If the gross receipts cannot be established in the above manner and the machinery and equipment is manufactured by the contractor, the gross receipts from the sale shall be aggregate of the following: 1. Cost of materials, including such items as freight-in and import duties; direct labor, including fringe benefits and payroll taxes; specific factory costs attributable to the machinery or equipment; any manufacturer’s excise tax; pro rata share of all overhead attributable to the machinery or equipment, including overhead attributable to manufacturing, selling, contracting, and administration, and; reasonable profit from the manufacture and sale of the machinery or equipment which, in the absence of evidence to the contrary, shall be deemed to be 5 percent of the sum of the preceding factors. 2. Job site fabrication labor and its prorated share of manufacturing overhead must be included in the sale price of the machinery or equipment. Job site fabrication labor includes assembly labor performed prior to attachment of a component or the machinery or equipment to a structure or other real property.
E. SUPPLIES AND TOOLS FOR SELF-USE – Contractors are the consumers of supplies such as oxygen, acetylene, gasoline, acid, thread-cutting oil, and tools and parts for tools, which they use in their business, and the tax applies to the sale of such supplies and tools to contractors.

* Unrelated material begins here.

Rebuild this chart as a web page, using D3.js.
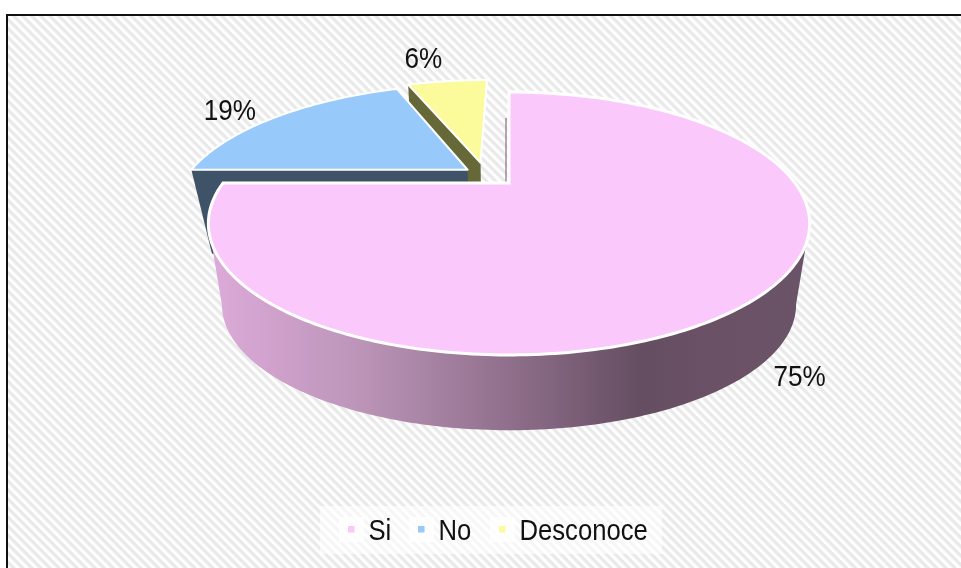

F. MISCELLANEOUS – Items such as adhesives, clips, and nails, could be classified as material, fixtures or equipment, depending on the use made of the product, i.e., if clips are used merely to prevent movement of the item while in production they would be supplies; but if they attach an item to realty, they would be considered materials. However, if attached to a manufactured fixture or piece of equipment, they would assume that identity.
G. TAX-PAID PURCHASES RESOLD – If the contractor sells short ends or pieces which are not used other than in severing them from larger units purchased by him and on which he has paid sales tax reimbursement or use tax, he may claim the deduction for tax-paid purchases resold, but the amount of the deduction shall not exceed the price at which he sells such short ends or pieces.